LIGHTWEIGHT PEDESTRIAN TRAILER
I'd
been thinking about the idea of making a light pedestrian trailer for doing
small events in town centres. It needed to be something which would fold
to fit into a small hatchback car, and I already had a pair of cheap BMX
type wheels left over from a scrap bike broken up for the chainwheels.
One day, a table frame made of suitably light square tubing held together
by plastic joints turned up in a skip in my road and I was off. Although
the tubing was ideal, the lengths were not spot on and I had to do some
butt joins to get the shape I wanted. Most of
the bits for the rest of the frame were made from folding pushchair tube.
Folding
pushchairs often appear in rubbish and they're a really useful source
of all sorts of round and square tube and flat
struts. All you have to do is drill out a few rivets and dispose of the
plastic bits; the wheels aren't a lot of use as they're small and often
worn out.
A couple of bits of round pushchair tube went across
the frame as supports for the base board, and
some smaller tube with a bore of 10mm was fixed
inside one of them to hold stub axles for the wheels. The stub
axles were made out of a 10mm rod from a wide computer printer.
The bicycle wheels originally had 8mm spindles but the
plastic bearings were worn out (probably the reason the bike had been scrapped).
Normally when using bicycle wheels for a trailer you have to build outriggers
to support both ends of the wheel spindles. I figured if I could get away
with drilling the bearings out to 10mm, the larger axles would be strong
enough not to need an outrigger, and the trailer was already quite wide
due to aiming for the maximum size that would fit into a Ford Ka load space.
In fact, by an amazing bit of luck, we later found it just fitted through
the door of the lifts in Debenhams multi storey car park in Swindon with
about 1cm of clearance!
I drilled the bearings out
in steps, starting with 8.5mm, then 9, 9.5 and then 10. The wheels turned
without wobbles, and standing on the trailer frame didn't bend the axles,
so I decided the idea might work.

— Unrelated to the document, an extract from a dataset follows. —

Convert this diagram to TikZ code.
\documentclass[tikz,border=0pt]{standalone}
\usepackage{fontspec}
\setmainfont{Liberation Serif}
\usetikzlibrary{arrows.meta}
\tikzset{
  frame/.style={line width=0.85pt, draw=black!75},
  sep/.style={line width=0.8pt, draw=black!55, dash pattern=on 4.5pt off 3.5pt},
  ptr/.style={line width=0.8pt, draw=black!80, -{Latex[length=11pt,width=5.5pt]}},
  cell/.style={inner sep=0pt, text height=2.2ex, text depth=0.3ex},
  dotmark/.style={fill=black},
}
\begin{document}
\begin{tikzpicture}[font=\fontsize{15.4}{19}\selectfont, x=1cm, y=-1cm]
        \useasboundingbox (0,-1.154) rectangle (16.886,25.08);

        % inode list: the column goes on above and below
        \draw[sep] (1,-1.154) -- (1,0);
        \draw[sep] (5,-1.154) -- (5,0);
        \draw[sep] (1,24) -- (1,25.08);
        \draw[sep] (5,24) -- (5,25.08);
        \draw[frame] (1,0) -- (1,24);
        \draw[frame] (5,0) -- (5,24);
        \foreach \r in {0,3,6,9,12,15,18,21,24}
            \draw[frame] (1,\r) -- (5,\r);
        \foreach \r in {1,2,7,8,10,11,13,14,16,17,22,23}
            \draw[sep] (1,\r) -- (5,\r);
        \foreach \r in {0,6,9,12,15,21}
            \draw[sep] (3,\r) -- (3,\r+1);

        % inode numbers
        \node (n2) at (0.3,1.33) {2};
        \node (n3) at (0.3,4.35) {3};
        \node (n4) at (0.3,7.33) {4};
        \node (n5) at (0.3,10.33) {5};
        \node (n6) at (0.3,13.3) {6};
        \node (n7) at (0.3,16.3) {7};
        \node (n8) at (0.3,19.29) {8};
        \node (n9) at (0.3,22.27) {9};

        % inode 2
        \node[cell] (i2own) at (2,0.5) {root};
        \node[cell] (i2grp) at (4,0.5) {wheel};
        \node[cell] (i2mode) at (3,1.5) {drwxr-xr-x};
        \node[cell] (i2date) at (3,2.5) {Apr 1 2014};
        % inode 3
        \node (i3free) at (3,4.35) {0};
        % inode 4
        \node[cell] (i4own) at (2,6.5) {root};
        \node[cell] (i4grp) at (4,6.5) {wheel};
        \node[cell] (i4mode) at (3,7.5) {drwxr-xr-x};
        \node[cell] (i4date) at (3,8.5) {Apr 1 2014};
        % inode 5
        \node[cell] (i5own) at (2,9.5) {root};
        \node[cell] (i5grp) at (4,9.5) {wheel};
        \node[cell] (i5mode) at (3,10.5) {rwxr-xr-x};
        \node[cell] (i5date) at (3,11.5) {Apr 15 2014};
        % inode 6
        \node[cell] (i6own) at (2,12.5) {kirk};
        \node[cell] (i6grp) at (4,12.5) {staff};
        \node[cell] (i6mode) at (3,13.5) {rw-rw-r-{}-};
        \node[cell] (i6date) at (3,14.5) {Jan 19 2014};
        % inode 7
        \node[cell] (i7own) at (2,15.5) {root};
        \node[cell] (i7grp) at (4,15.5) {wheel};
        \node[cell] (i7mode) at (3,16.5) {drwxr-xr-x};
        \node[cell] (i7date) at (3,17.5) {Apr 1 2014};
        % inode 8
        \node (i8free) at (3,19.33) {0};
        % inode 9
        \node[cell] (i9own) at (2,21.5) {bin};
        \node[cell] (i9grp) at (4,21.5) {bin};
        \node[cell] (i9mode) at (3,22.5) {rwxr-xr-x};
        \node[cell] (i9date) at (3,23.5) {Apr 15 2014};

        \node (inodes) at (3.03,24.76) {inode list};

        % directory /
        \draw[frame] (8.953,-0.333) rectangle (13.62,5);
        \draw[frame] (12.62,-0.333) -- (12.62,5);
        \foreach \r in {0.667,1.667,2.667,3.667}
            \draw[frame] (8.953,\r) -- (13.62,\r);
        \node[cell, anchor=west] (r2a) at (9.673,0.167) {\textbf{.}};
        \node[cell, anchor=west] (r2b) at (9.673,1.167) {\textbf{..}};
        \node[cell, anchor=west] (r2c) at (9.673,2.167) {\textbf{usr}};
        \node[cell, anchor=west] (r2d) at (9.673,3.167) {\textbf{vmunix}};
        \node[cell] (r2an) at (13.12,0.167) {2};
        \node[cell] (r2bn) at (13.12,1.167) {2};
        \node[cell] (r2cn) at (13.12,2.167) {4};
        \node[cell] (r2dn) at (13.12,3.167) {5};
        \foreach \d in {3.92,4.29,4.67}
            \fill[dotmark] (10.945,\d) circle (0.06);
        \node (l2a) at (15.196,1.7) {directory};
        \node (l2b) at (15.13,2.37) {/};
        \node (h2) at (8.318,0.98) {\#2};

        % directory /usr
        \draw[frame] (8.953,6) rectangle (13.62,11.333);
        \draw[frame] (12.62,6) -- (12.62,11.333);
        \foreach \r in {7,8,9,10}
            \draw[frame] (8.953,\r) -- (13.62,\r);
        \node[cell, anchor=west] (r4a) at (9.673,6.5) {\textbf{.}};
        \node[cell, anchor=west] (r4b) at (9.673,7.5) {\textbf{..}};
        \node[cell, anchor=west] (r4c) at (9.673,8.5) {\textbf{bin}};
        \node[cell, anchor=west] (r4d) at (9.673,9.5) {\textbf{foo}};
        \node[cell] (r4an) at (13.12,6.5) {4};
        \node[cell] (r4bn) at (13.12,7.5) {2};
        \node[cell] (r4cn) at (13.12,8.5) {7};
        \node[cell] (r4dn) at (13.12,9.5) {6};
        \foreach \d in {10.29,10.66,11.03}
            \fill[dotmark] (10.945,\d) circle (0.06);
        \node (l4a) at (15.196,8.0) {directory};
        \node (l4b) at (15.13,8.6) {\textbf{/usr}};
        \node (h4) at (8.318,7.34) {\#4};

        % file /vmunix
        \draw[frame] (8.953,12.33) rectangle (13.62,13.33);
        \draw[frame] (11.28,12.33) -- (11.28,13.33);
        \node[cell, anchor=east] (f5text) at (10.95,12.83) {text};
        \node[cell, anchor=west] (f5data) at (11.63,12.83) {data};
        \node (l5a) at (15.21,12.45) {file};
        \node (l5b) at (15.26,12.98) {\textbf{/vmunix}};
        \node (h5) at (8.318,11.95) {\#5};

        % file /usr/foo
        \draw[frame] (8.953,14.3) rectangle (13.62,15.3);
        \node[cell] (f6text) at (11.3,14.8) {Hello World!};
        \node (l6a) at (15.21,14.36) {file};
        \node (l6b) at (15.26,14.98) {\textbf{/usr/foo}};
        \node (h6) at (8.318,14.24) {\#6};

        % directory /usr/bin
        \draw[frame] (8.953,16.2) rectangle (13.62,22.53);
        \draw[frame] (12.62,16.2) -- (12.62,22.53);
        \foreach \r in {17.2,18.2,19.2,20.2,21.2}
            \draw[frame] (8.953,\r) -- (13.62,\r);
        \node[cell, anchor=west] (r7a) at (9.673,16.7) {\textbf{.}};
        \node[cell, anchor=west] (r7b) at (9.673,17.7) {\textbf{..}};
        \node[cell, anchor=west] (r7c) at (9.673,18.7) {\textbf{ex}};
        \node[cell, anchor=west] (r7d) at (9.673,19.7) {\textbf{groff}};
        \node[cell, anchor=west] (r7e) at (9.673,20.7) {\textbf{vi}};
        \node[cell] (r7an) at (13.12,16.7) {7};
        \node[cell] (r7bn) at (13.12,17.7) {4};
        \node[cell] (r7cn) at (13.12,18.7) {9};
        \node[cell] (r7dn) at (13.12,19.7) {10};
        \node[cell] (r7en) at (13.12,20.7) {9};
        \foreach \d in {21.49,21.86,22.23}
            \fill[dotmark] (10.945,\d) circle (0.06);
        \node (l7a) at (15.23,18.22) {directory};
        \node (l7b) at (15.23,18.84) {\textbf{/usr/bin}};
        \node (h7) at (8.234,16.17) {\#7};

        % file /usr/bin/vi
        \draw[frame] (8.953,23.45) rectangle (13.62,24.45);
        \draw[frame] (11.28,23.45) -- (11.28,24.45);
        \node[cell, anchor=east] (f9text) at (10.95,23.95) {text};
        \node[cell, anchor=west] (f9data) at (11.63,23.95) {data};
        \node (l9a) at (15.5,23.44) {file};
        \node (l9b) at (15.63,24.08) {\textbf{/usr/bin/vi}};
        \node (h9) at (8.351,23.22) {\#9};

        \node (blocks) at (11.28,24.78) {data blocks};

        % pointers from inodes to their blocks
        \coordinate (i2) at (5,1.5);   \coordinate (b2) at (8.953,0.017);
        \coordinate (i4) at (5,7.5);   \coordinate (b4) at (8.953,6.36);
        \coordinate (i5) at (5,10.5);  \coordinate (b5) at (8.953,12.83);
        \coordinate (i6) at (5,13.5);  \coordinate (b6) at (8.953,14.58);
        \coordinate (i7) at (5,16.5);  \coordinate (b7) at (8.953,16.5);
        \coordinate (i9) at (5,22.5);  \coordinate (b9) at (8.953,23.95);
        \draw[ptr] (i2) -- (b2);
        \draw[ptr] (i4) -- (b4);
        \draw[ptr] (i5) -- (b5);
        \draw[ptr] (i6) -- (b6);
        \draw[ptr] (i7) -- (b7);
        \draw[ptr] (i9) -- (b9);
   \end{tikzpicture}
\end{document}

I don't know how the bearings will wear,
but the trailer's only got to go from the nearest car park into a pedestrian
area, and both wheels and bearings should be easy to replace.
The sharp corners were sliced
off as I didn't fancy them sticking into my ankles, and 8mm nuts were welded
inside the front corners to mount shortened
legs cut from a scrapped table.
The base of a removable handle was made out of
a bit of square tube; a convenient piece of round tube with a bend in the
middle was welded to it and a socket with a fixed nut put on the frame
for a mounting pin. The socket doesn't look all that heavy duty, but I
wanted the whole thing to pack as flat as possible.
Having got the assembly to work OK as a trailer,
it occurred to me that if I welded some more leg mounts into the back corners
as well, and made a set of longer legs, it could
double as a small table at the destination.